SOURCE DATA.
= = =

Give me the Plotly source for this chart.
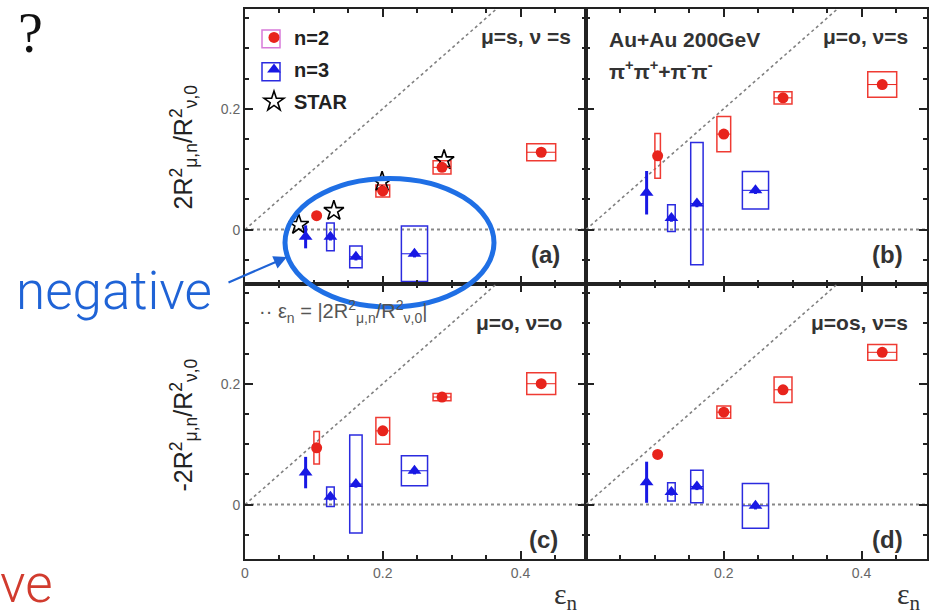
import plotly.graph_objects as go
from plotly.subplots import make_subplots

W, H = 939, 614
ML, MR, MT, MB = 245, 12, 7, 55

# ---------------- data ----------------
eps2 = [0.104, 0.200, 0.286, 0.430]
eps3 = [0.088, 0.124, 0.161, 0.246]
eps2_sys = [0.004, 0.010, 0.013, 0.021]
eps3_sys = [0.002, 0.0055, 0.009, 0.019]

eps_star = [0.078, 0.129, 0.199, 0.289]
star_a = [0.008, 0.031, 0.079, 0.115]

# (a) mu=s, nu=s
n2_a = [0.023, 0.064, 0.103, 0.128]
n2_a_sys = [0.004, 0.010, 0.011, 0.014]
n2_a_stat = [0.003, 0.004, 0.004, 0.004]
n3_a = [-0.012, -0.012, -0.045, -0.040]
n3_a_sys = [0.002, 0.023, 0.018, 0.046]
n3_a_stat = [0.019, 0.006, 0.006, 0.006]

# (b) mu=o, nu=s
n2_b = [0.122, 0.158, 0.218, 0.240]
n2_b_sys = [0.037, 0.029, 0.010, 0.021]
n2_b_stat = [0.004, 0.004, 0.004, 0.004]
n3_b = [0.061, 0.019, 0.043, 0.065]
n3_b_sys = [0.002, 0.022, 0.101, 0.031]
n3_b_stat = [0.036, 0.006, 0.006, 0.006]

# (c) mu=o, nu=o
n2_c = [0.094, 0.122, 0.178, 0.200]
n2_c_sys = [0.027, 0.022, 0.006, 0.018]
n2_c_stat = [0.004, 0.004, 0.004, 0.004]
n3_c = [0.053, 0.013, 0.034, 0.056]
n3_c_sys = [0.002, 0.016, 0.081, 0.025]
n3_c_stat = [0.026, 0.006, 0.006, 0.006]

# (d) mu=os, nu=s
n2_d = [0.083, 0.153, 0.190, 0.252]
n2_d_sys = [0.004, 0.010, 0.021, 0.013]
n2_d_stat = [0.004, 0.004, 0.004, 0.004]
n3_d = [0.037, 0.021, 0.030, -0.002]
n3_d_sys = [0.002, 0.015, 0.027, 0.037]
n3_d_stat = [0.034, 0.006, 0.006, 0.006]

x_tickvals = [0, 0.2, 0.4]
x_ticktext = ["0", "0.2", "0.4"]
y_tickvals = [0, 0.2]
y_ticktext = ["0", "0.2"]

panel_tags = ["(a)", "(b)", "(c)", "(d)"]
panel_mn = ["μ=s, ν =s", "μ=o, ν=s", "μ=o, ν=o", "μ=os, ν=s"]

RED = "#e8241c"
RED_BOX = "#ef3b33"
BLUE = "#1818e4"
BLUE_BOX = "#2b2bdf"
FONT = "Liberation Sans, Arial, sans-serif"

panels = [
    (1, 1, n2_a, n2_a_sys, n2_a_stat, n3_a, n3_a_sys, n3_a_stat),
    (1, 2, n2_b, n2_b_sys, n2_b_stat, n3_b, n3_b_sys, n3_b_stat),
    (2, 1, n2_c, n2_c_sys, n2_c_stat, n3_c, n3_c_sys, n3_c_stat),
    (2, 2, n2_d, n2_d_sys, n2_d_stat, n3_d, n3_d_sys, n3_d_stat),
]

fig = make_subplots(rows=2, cols=2, horizontal_spacing=0, vertical_spacing=0)

def px(x):
    return (x - ML) / (W - ML - MR)

def py(y):
    return (H - MB - y) / (H - MT - MB)

shapes = []
for k, (r, c, v2, s2, e2, v3, s3, e3) in enumerate(panels):
    suf = "" if k == 0 else str(k + 1)
    xr, yr = "x" + suf, "y" + suf
    # reference lines
    shapes.append(dict(type="line", xref=xr, yref=yr, x0=0, y0=0, x1=0.5, y1=0.5,
                       line=dict(color="#808080", width=1.6, dash="3px,3px"), layer="below"))
    shapes.append(dict(type="line", xref=xr, yref=yr, x0=0, y0=0, x1=0.5, y1=0,
                       line=dict(color="#888", width=2, dash="3px,3px"), layer="below"))
    # systematic boxes
    for i in range(len(eps2)):
        shapes.append(dict(type="rect", xref=xr, yref=yr,
                           x0=eps2[i] - eps2_sys[i], x1=eps2[i] + eps2_sys[i],
                           y0=v2[i] - s2[i], y1=v2[i] + s2[i],
                           line=dict(color=RED_BOX, width=1.5), layer="below"))
    for i in range(len(eps3)):
        shapes.append(dict(type="rect", xref=xr, yref=yr,
                           x0=eps3[i] - eps3_sys[i], x1=eps3[i] + eps3_sys[i],
                           y0=v3[i] - s3[i], y1=v3[i] + s3[i],
                           line=dict(color=BLUE_BOX, width=1.5), layer="below"))
    show = (k == 0)
    if k == 0:
        fig.add_trace(go.Scatter(x=eps_star, y=star_a, mode="markers", name="<b>STAR</b>",
                                 legendrank=3, showlegend=True, legendgroup="s",
                                 marker=dict(symbol="star-open", size=15, color="black",
                                             line=dict(width=1.6, color="black"))), row=r, col=c)
    fig.add_trace(go.Scatter(x=eps2, y=v2, mode="markers", name="<b>n=2</b>", showlegend=show,
                             legendrank=1, legendgroup="n2",
                             marker=dict(symbol="circle", size=11, color=RED),
                             error_y=dict(type="data", array=e2, color=RED, thickness=1.5, width=0),
                             error_x=dict(type="data", array=eps2_sys, color=RED, thickness=1, width=0)),
                  row=r, col=c)
    fig.add_trace(go.Scatter(x=eps3, y=v3, mode="markers", name="<b>n=3</b>", showlegend=show,
                             legendrank=2, legendgroup="n3",
                             marker=dict(symbol="triangle-up", size=12, color=BLUE),
                             error_y=dict(type="data", array=e3, color=BLUE, thickness=3, width=0),
                             error_x=dict(type="data", array=eps3_sys, color=BLUE, thickness=1, width=0)),
                  row=r, col=c)

axis_common = dict(showline=True, linewidth=2, linecolor="#222", mirror="ticks",
                   ticks="inside", ticklen=8, tickwidth=1.5, tickcolor="#222",
                   showgrid=False, zeroline=False,
                   tickfont=dict(family=FONT, size=14, color="#666"))

for k, (r, c, *_rest) in enumerate(panels):
    xt = list(x_ticktext)
    if c == 2:
        xt[0] = ""
    fig.update_xaxes(range=[0, 0.495], tickvals=x_tickvals, ticktext=xt,
                     showticklabels=(r == 2),
                     minor=dict(dtick=0.05, tick0=0, ticks="inside", ticklen=4,
                                tickcolor="#222", showgrid=False),
                     **axis_common, row=r, col=c)
    fig.update_yaxes(range=[-0.09, 0.365], tickvals=y_tickvals, ticktext=y_ticktext,
                     showticklabels=(c == 1),
                     minor=dict(dtick=0.05, tick0=0, ticks="inside", ticklen=4,
                                tickcolor="#222", showgrid=False),
                     **axis_common, row=r, col=c)

annotations = []
tag_pos = [(545, 253), (887, 253), (543, 539), (887, 539)]
mn_pos = [(526, 35), (865, 35), (519, 322), (859, 322)]
for k in range(4):
    annotations.append(dict(xref="paper", yref="paper", x=px(tag_pos[k][0]), y=py(tag_pos[k][1]),
                            text="<b>" + panel_tags[k] + "</b>", showarrow=False,
                            font=dict(family=FONT, size=24, color="#333"),
                            xanchor="center", yanchor="middle"))
    annotations.append(dict(xref="paper", yref="paper", x=px(mn_pos[k][0]), y=py(mn_pos[k][1]),
                            text="<b>" + panel_mn[k] + "</b>", showarrow=False,
                            font=dict(family=FONT, size=21, color="#333"),
                            xanchor="center", yanchor="middle"))

annotations += [
    dict(xref="paper", yref="paper", x=px(607), y=py(38), text="<b>Au+Au 200GeV</b>",
         showarrow=False, font=dict(family=FONT, size=21, color="#333"),
         xanchor="left", yanchor="middle"),
    dict(xref="paper", yref="paper", x=px(607), y=py(68),
         text="<b>π<sup>+</sup>π<sup>+</sup>+π<sup>-</sup>π<sup>-</sup></b>",
         showarrow=False, font=dict(family=FONT, size=21, color="#333"),
         xanchor="left", yanchor="middle"),
    dict(xref="paper", yref="paper", x=px(257), y=py(311),
         text="·· ε<sub>n</sub> = |2R<sup>2</sup><sub>μ,n</sub>/R<sup>2</sup><sub>ν,0</sub>|",
         showarrow=False, font=dict(family=FONT, size=20, color="#555"),
         xanchor="left", yanchor="middle"),
    dict(xref="paper", yref="paper", x=px(184), y=py(146),
         text="2R<sup>2</sup><sub>μ,n</sub>/R<sup>2</sup><sub>ν,0</sub>", textangle=-90,
         showarrow=False, font=dict(family=FONT, size=25, color="#222"),
         xanchor="center", yanchor="middle"),
    dict(xref="paper", yref="paper", x=px(184), y=py(425),
         text="-2R<sup>2</sup><sub>μ,n</sub>/R<sup>2</sup><sub>ν,0</sub>", textangle=-90,
         showarrow=False, font=dict(family=FONT, size=25, color="#222"),
         xanchor="center", yanchor="middle"),
    dict(xref="paper", yref="paper", x=px(566), y=py(596), text="ε<sub>n</sub>",
         showarrow=False, font=dict(family="Liberation Serif, serif", size=30, color="#333"),
         xanchor="center", yanchor="middle"),
    dict(xref="paper", yref="paper", x=px(909), y=py(596), text="ε<sub>n</sub>",
         showarrow=False, font=dict(family="Liberation Serif, serif", size=30, color="#333"),
         xanchor="center", yanchor="middle"),
    dict(xref="paper", yref="paper", x=px(30), y=py(31), text="?",
         showarrow=False, font=dict(family="Liberation Serif, serif", size=56, color="#111"),
         xanchor="center", yanchor="middle"),
    dict(xref="paper", yref="paper", x=px(14), y=py(290), text="negative",
         showarrow=False, font=dict(family="Roboto, sans-serif", size=53, color="#1f63d6", weight=300),
         xanchor="left", yanchor="middle"),
    dict(xref="paper", yref="paper", x=px(-2), y=py(584), text="ve",
         showarrow=False, font=dict(family="Roboto, sans-serif", size=53, color="#d13b2e", weight=300),
         xanchor="left", yanchor="middle"),
    dict(xref="paper", yref="paper", x=px(287), y=py(256), ax=-60, ay=26, text="",
         showarrow=True, arrowhead=2, arrowsize=1.2, arrowwidth=2.2, arrowcolor="#1f63d6"),
]

shapes.append(dict(type="circle", xref="paper", yref="paper",
                   x0=px(285), x1=px(494), y0=py(306), y1=py(177),
                   line=dict(color="#1f6fe5", width=5), layer="above"))

# boxes around legend symbols
shapes.append(dict(type="rect", xref="paper", yref="paper",
                   x0=px(262), x1=px(280), y0=py(46), y1=py(28),
                   line=dict(color="#d77ad9", width=1.5), layer="above"))
shapes.append(dict(type="rect", xref="paper", yref="paper",
                   x0=px(262), x1=px(280), y0=py(79), y1=py(61),
                   line=dict(color=BLUE_BOX, width=1.5), layer="above"))

fig.update_layout(
    width=W, height=H,
    margin=dict(l=ML, r=MR, t=MT, b=MB),
    paper_bgcolor="white", plot_bgcolor="white",
    shapes=shapes, annotations=annotations,
    showlegend=True,
    legend=dict(x=px(254), y=py(16), xanchor="left", yanchor="top",
                bgcolor="rgba(0,0,0,0)", borderwidth=0, tracegroupgap=3,
                font=dict(family=FONT, size=20, color="#222")),
)

fig.write_html("out.html", config={"displayModeBar": False},
               post_script="document.body.style.margin='0px';")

= = =

EXERCISE OBJECTIVE.
Transcribe the opening line of the listing above, please, and every line after it through the line with "n3_a_stat = [0.019, 0.006, 0.006, 0.006]", word for word, without pictures.

FINISHED EXERCISE.
Give me the Plotly source for this chart.
import plotly.graph_objects as go
from plotly.subplots import make_subplots

W, H = 939, 614
ML, MR, MT, MB = 245, 12, 7, 55

# ---------------- data ----------------
eps2 = [0.104, 0.200, 0.286, 0.430]
eps3 = [0.088, 0.124, 0.161, 0.246]
eps2_sys = [0.004, 0.010, 0.013, 0.021]
eps3_sys = [0.002, 0.0055, 0.009, 0.019]

eps_star = [0.078, 0.129, 0.199, 0.289]
star_a = [0.008, 0.031, 0.079, 0.115]

# (a) mu=s, nu=s
n2_a = [0.023, 0.064, 0.103, 0.128]
n2_a_sys = [0.004, 0.010, 0.011, 0.014]
n2_a_stat = [0.003, 0.004, 0.004, 0.004]
n3_a = [-0.012, -0.012, -0.045, -0.040]
n3_a_sys = [0.002, 0.023, 0.018, 0.046]
n3_a_stat = [0.019, 0.006, 0.006, 0.006]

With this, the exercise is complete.